On April 13, 1981 the district court abstained under the doctrine of Railroad Commission of Texas v. Pullman Co., 312 U.S. 496, 61 S.Ct. 643, 85 L.Ed. 971 (1941), until Indiana state courts had an opportunity to decide, "whether Turnpike's nonconforming use was an 'open use' which it would have to be in order for the ordinance to require its discontinuance, whether the zoning ordinance in question was authorized and proffered under a myriad of state statutory and constitutional provisions, and whether the defendant officers were acting within their discretionary authority in failing to prosecute Turnpike." No further action was taken either in federal or state court until May 23, 1984 when the district court sent notice to the parties that the case would be dismissed unless good cause was shown. Plaintiffs filed a Motion to Permit Cause to Remain on the Court Docket and for Leave to File an Amended Complaint Instanter alleging that the interim decision of the Indiana Supreme Court in Ailes v. Decatur County Area Planning Commission, 448 N.E.2d 1057 (Ind.1983) held that local governments could not disallow nonconforming uses in existence before the passage of the zoning ordinance, such as Turnpike's. However, the plaintiffs argued that Ailes held that local governments could enjoin expansions of preexisting nonconforming uses, like those made by Turnpike in 1961 and 1963. The district court dismissed both the complaint and the amended complaint for failure to state a claim upon which relief can be granted. The district court dismissed the plaintiffs' due process claim ruling that they had failed to allege a deprivation of life, liberty, property or constitutional right. The court also held that the plaintiffs' right to seek an injunction under Sec. 7.4 of the zoning ordinance and their rights to seek an injunction or abatement of a nuisance and damages under the Indiana nuisance statute were sufficient to satisfy due process. The court dismissed the equal protection claim holding that "[t]he plaintiffs have not alleged that they were discriminated against in a vicious or irrational fashion and as the Seventh Circuit Court of Appeals stated in Jackson v. City of Joliet, 715 F.2d 1200 (7th Cir.1983), only deliberate discrimination violates equal protection." The plaintiffs appeal only the dismissal of their equal protection claim.

II.

The equal protection clause "protects against intentional invidious discrimination by the state against persons similarly situated." Ciechon v. City of Chicago, 686 F.2d 511 (7th Cir.1982). A law making no impermissible classification (a facially neutral statute) may violate the equal protection clause if it is applied in such a way to create an impermissible classification. Yick Wo v. Hopkins, 118 U.S. 356, 6 S.Ct. 1064, 30 L.Ed. 220 (1886).

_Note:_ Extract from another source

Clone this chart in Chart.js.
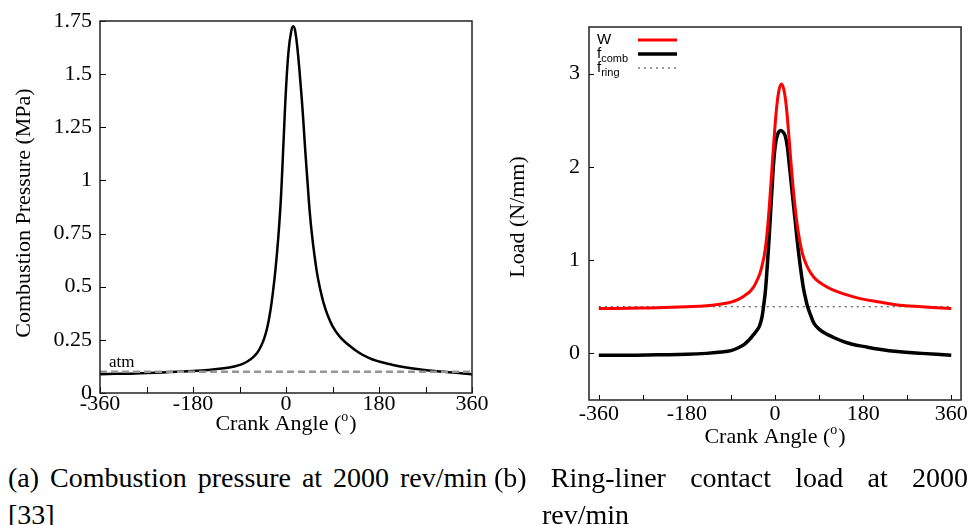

"A plaintiff 'must demonstrate intentional or purposeful discrimination' to show an equal protection violation. ' "Discriminatory purpose," however, implies more than intent as volition or intent as awareness of consequences.' It implies that the decisionmaker singled out a particular group for disparate treatment and selected his course of action at least in part for the purpose of causing its adversive effects on the identifiable group. An administrative decision which misinterprets or distorts a valid state law can result in a denial of equal protection if there is such a design or intent to discriminate."

Shango v. Jurich, 681 F.2d 1091, 1104 (7th Cir.1982) (emphasis in original) (citations omitted).

The plaintiffs allege that they were denied their "benefits of the zoning ordinance of LaPorte County, i.e. protection from noxious uses in a residential zone and the right to a relatively dust-free, smoke-free, quiet environment," because of "the intentionally, deliberate and willful refusal of the public official Defendants to do their duty, acting in concert with the Defendant TURNPIKE AUTO WRECKING." Initially we note that this suit against a state agency challenging its refusal to take an enforcement action raises a question of standing. "The party who invokes [judicial] power must be able to show ... that he has sustained or is immediately in danger of sustaining some direct injury as the result of [a statute's] enfor...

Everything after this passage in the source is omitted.